Elementary closed-forms for non-trivial divisors
Mihai Prunescu, Joseph M. Shunia
TL;DR
The paper tackles the problem of obtaining a non-trivial divisor for every composite $n>1$ using elementary closed-forms. It first presents hypercube-based closed-forms $T_1(n)$–$T_4(n)$ that arise from factorial unwinding (via Wilson’s theorem) and then introduces a compact main term $T(n)$ that avoids factorial unwinding by combining the quadratic-residue invariants $\chi(n)$ and $\omega(n)$ with $m$-th root extraction to yield a fixed-length arithmetic term. Although evaluating these closed-forms is exponential in input size, the number of arithmetic operations is constant, illustrating a theoretical boundary where nontrivial divisors can be extracted in closed form despite symbolic complexity.
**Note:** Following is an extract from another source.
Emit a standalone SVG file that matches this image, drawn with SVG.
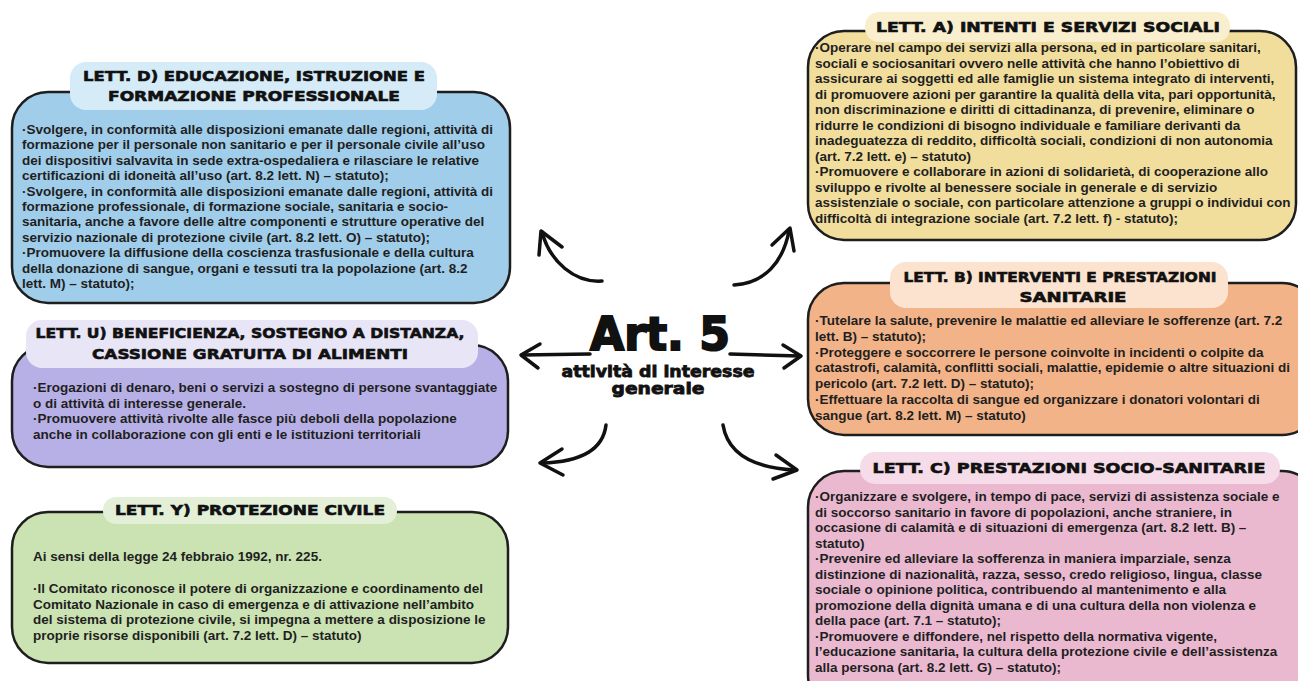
<svg xmlns="http://www.w3.org/2000/svg" width="1298" height="681" viewBox="0 0 1298 681">
<style>
.box{stroke:#1e1e1e;stroke-width:2.5}
.ttl{font-family:"DejaVu Sans",sans-serif;font-weight:bold;font-size:14px;fill:#111;stroke:#111;stroke-width:0.6;text-anchor:middle}
.bd{font-family:"Liberation Sans",Arial,sans-serif;font-weight:bold;font-size:13.5px;fill:#1f1f1f}
.arr{fill:none;stroke:#111;stroke-width:3.5;stroke-linecap:round;stroke-linejoin:round}
.big{font-family:"DejaVu Sans",sans-serif;font-weight:bold;fill:#111;stroke:#111;text-anchor:middle}
</style>
<rect width="1298" height="681" fill="#fff"/>

<g id="node-d">
<rect class="box" x="12" y="92" width="498" height="211" rx="36" fill="#a0cdea"/>
<rect x="70" y="62" width="367" height="48" rx="16" fill="#d5ebf7"/>
<text class="ttl" x="254" y="81" textLength="342" lengthAdjust="spacingAndGlyphs">LETT. D) EDUCAZIONE, ISTRUZIONE E</text>
<text class="ttl" x="254" y="101" textLength="292" lengthAdjust="spacingAndGlyphs">FORMAZIONE PROFESSIONALE</text>
<text class="bd" x="22" y="134">·Svolgere, in conformità alle disposizioni emanate dalle regioni, attività di</text>
<text class="bd" x="22" y="149.4">formazione per il personale non sanitario e per il personale civile all’uso</text>
<text class="bd" x="22" y="164.8">dei dispositivi salvavita in sede extra-ospedaliera e rilasciare le relative</text>
<text class="bd" x="22" y="180.2">certificazioni di idoneità all’uso (art. 8.2 lett. N) – statuto);</text>
<text class="bd" x="22" y="195.6">·Svolgere, in conformità alle disposizioni emanate dalle regioni, attività di</text>
<text class="bd" x="22" y="211">formazione professionale, di formazione sociale, sanitaria e socio-</text>
<text class="bd" x="22" y="226.4">sanitaria, anche a favore delle altre componenti e strutture operative del</text>
<text class="bd" x="22" y="241.8">servizio nazionale di protezione civile (art. 8.2 lett. O) – statuto);</text>
<text class="bd" x="22" y="257.2">·Promuovere la diffusione della coscienza trasfusionale e della cultura</text>
<text class="bd" x="22" y="272.6">della donazione di sangue, organi e tessuti tra la popolazione (art. 8.2</text>
<text class="bd" x="22" y="288">lett. M) – statuto);</text>
</g>

<g id="node-u">
<rect class="box" x="12" y="345" width="496" height="122" rx="36" fill="#b7b0e6"/>
<rect x="26" y="320" width="452" height="48" rx="16" fill="#e7e5f6"/>
<text class="ttl" x="250" y="338" textLength="429" lengthAdjust="spacingAndGlyphs">LETT. U) BENEFICIENZA, SOSTEGNO A DISTANZA,</text>
<text class="ttl" x="250" y="359" textLength="316" lengthAdjust="spacingAndGlyphs">CASSIONE GRATUITA DI ALIMENTI</text>
<text class="bd" x="33" y="392">·Erogazioni di denaro, beni o servizi a sostegno di persone svantaggiate</text>
<text class="bd" x="33" y="407.7">o di attività di interesse generale.</text>
<text class="bd" x="33" y="423.4">·Promuovere attività rivolte alle fasce più deboli della popolazione</text>
<text class="bd" x="33" y="439.1">anche in collaborazione con gli enti e le istituzioni territoriali</text>
</g>

<g id="node-y">
<rect class="box" x="12" y="512" width="496" height="151" rx="36" fill="#cbe3b3"/>
<rect x="103" y="497" width="294" height="27" rx="13" fill="#e4efd8"/>
<text class="ttl" x="250" y="515" textLength="270" lengthAdjust="spacingAndGlyphs">LETT. Y) PROTEZIONE CIVILE</text>
<text class="bd" x="33" y="561">Ai sensi della legge 24 febbraio 1992, nr. 225.</text>
<text class="bd" x="33" y="593">·Il Comitato riconosce il potere di organizzazione e coordinamento del</text>
<text class="bd" x="33" y="608.7">Comitato Nazionale in caso di emergenza e di attivazione nell’ambito</text>
<text class="bd" x="33" y="624.4">del sistema di protezione civile, si impegna a mettere a disposizione le</text>
<text class="bd" x="33" y="640.1">proprie risorse disponibili (art. 7.2 lett. D) – statuto)</text>
</g>

<g id="node-a">
<rect class="box" x="808" y="31" width="488" height="209" rx="36" fill="#f1dd9c"/>
<rect x="865" y="12" width="365" height="30" rx="14" fill="#f9efcf"/>
<text class="ttl" x="1048" y="32" textLength="344" lengthAdjust="spacingAndGlyphs">LETT. A) INTENTI E SERVIZI SOCIALI</text>
<text class="bd" x="815" y="52">·Operare nel campo dei servizi alla persona, ed in particolare sanitari,</text>
<text class="bd" x="815" y="67.5">sociali e sociosanitari ovvero nelle attività che hanno l’obiettivo di</text>
<text class="bd" x="815" y="83">assicurare ai soggetti ed alle famiglie un sistema integrato di interventi,</text>
<text class="bd" x="815" y="98.5">di promuovere azioni per garantire la qualità della vita, pari opportunità,</text>
<text class="bd" x="815" y="114">non discriminazione e diritti di cittadinanza, di prevenire, eliminare o</text>
<text class="bd" x="815" y="129.5">ridurre le condizioni di bisogno individuale e familiare derivanti da</text>
<text class="bd" x="815" y="145">inadeguatezza di reddito, difficoltà sociali, condizioni di non autonomia</text>
<text class="bd" x="815" y="160.5">(art. 7.2 lett. e) – statuto)</text>
<text class="bd" x="815" y="176">·Promuovere e collaborare in azioni di solidarietà, di cooperazione allo</text>
<text class="bd" x="815" y="191.5">sviluppo e rivolte al benessere sociale in generale e di servizio</text>
<text class="bd" x="815" y="207">assistenziale o sociale, con particolare attenzione a gruppi o individui con</text>
<text class="bd" x="815" y="222.5">difficoltà di integrazione sociale (art. 7.2 lett. f) - statuto);</text>
</g>

<g id="node-b">
<rect class="box" x="808" y="283" width="510" height="152" rx="36" fill="#f3b388"/>
<rect x="890" y="262" width="338" height="46" rx="16" fill="#fbe3cf"/>
<text class="ttl" x="1060" y="282" textLength="313" lengthAdjust="spacingAndGlyphs">LETT. B) INTERVENTI E PRESTAZIONI</text>
<text class="ttl" x="1073" y="302" textLength="107" lengthAdjust="spacingAndGlyphs">SANITARIE</text>
<text class="bd" x="815" y="325">·Tutelare la salute, prevenire le malattie ed alleviare le sofferenze (art. 7.2</text>
<text class="bd" x="815" y="340.8">lett. B) – statuto);</text>
<text class="bd" x="815" y="356.6">·Proteggere e soccorrere le persone coinvolte in incidenti o colpite da</text>
<text class="bd" x="815" y="372.4">catastrofi, calamità, conflitti sociali, malattie, epidemie o altre situazioni di</text>
<text class="bd" x="815" y="388.2">pericolo (art. 7.2 lett. D) – statuto);</text>
<text class="bd" x="815" y="404">·Effettuare la raccolta di sangue ed organizzare i donatori volontari di</text>
<text class="bd" x="815" y="419.8">sangue (art. 8.2 lett. M) – statuto)</text>
</g>

<g id="node-c">
<rect class="box" x="808" y="471" width="510" height="240" rx="36" fill="#eab9d0"/>
<rect x="860" y="452" width="420" height="32" rx="15" fill="#f6dce8"/>
<text class="ttl" x="1069" y="473" textLength="393" lengthAdjust="spacingAndGlyphs">LETT. C) PRESTAZIONI SOCIO-SANITARIE</text>
<text class="bd" x="815" y="501">·Organizzare e svolgere, in tempo di pace, servizi di assistenza sociale e</text>
<text class="bd" x="815" y="516.5">di soccorso sanitario in favore di popolazioni, anche straniere, in</text>
<text class="bd" x="815" y="532">occasione di calamità e di situazioni di emergenza (art. 8.2 lett. B) –</text>
<text class="bd" x="815" y="547.5">statuto)</text>
<text class="bd" x="815" y="563">·Prevenire ed alleviare la sofferenza in maniera imparziale, senza</text>
<text class="bd" x="815" y="578.5">distinzione di nazionalità, razza, sesso, credo religioso, lingua, classe</text>
<text class="bd" x="815" y="594">sociale o opinione politica, contribuendo al mantenimento e alla</text>
<text class="bd" x="815" y="609.5">promozione della dignità umana e di una cultura della non violenza e</text>
<text class="bd" x="815" y="625">della pace (art. 7.1 – statuto);</text>
<text class="bd" x="815" y="640.5">·Promuovere e diffondere, nel rispetto della normativa vigente,</text>
<text class="bd" x="815" y="656">l’educazione sanitaria, la cultura della protezione civile e dell’assistenza</text>
<text class="bd" x="815" y="671.5">alla persona (art. 8.2 lett. G) – statuto);</text>
</g>

<g id="node-center">
<text class="big" x="660" y="350" font-size="46" stroke-width="2" textLength="140" lengthAdjust="spacingAndGlyphs">Art. 5</text>
<text class="big" x="658" y="377" font-size="16" stroke-width="0.8" textLength="193" lengthAdjust="spacingAndGlyphs">attività di interesse</text>
<text class="big" x="658" y="394" font-size="16" stroke-width="0.8" textLength="93" lengthAdjust="spacingAndGlyphs">generale</text>
</g>

<g id="connectors">
<path class="arr" d="M602,281 C575,283 550,262 542,232"/>
<path class="arr" d="M539,255 L541,231 L562,247"/>
<path class="arr" d="M734,285 C765,283 783,262 789,231"/>
<path class="arr" d="M772,245 L790,228 L794,251"/>
<path class="arr" d="M590,354 L522,355"/>
<path class="arr" d="M540,344 L521,355 L538,368"/>
<path class="arr" d="M730,354 L800,356"/>
<path class="arr" d="M783,345 L801,356 L784,368"/>
<path class="arr" d="M606,425 C603,450 580,462 542,463"/>
<path class="arr" d="M562,449 L540,463 L563,475"/>
<path class="arr" d="M723,425 C728,455 755,468 795,470"/>
<path class="arr" d="M776,455 L797,470 L773,479"/>
</g>
</svg>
An alternative $U(n)$ is also given, and extensive appendices provide explicit constructions and verification code, highlighting the distinction between fixed-length symbolic formulas and practical factoring algorithms.
Abstract
We present several elementary closed-forms that express a non-trivial divisor for every composite integer $n > 1$. Each closed-form consists of a fixed number of elementary arithmetic operations drawn from the set: addition, subtraction, multiplication, integer division, and exponentiation. Two families of closed-forms are developed. First, direct application of the hypercube method yields closed-forms $T_1(n)$, $T_2(n)$, $T_3(n)$, and $T_4(n)$ expressing the smallest prime divisor, largest non-trivial divisor, largest prime divisor, and greatest prime $\leq n$, respectively. The factorial-unwinding technique underlying these hypercube constructions leads to extreme symbolic complexity, motivating our main result: An alternative closed-form $T(n)$ that avoids factorial-unwinding by synthesizing the quadratic residue invariants $χ(n)$ (largest $r$ such that $r^2$ is a divisor) and $ω(n)$ (number of distinct prime divisors) with integer root extraction. Although evaluating these closed-forms requires exponential time, the number of arithmetic operations performed remains constant and independent of the input size $n$. This sharply contrasts with traditional algorithmic methods, where the number of operations required to locate a non-trivial divisor necessarily scales with $n$.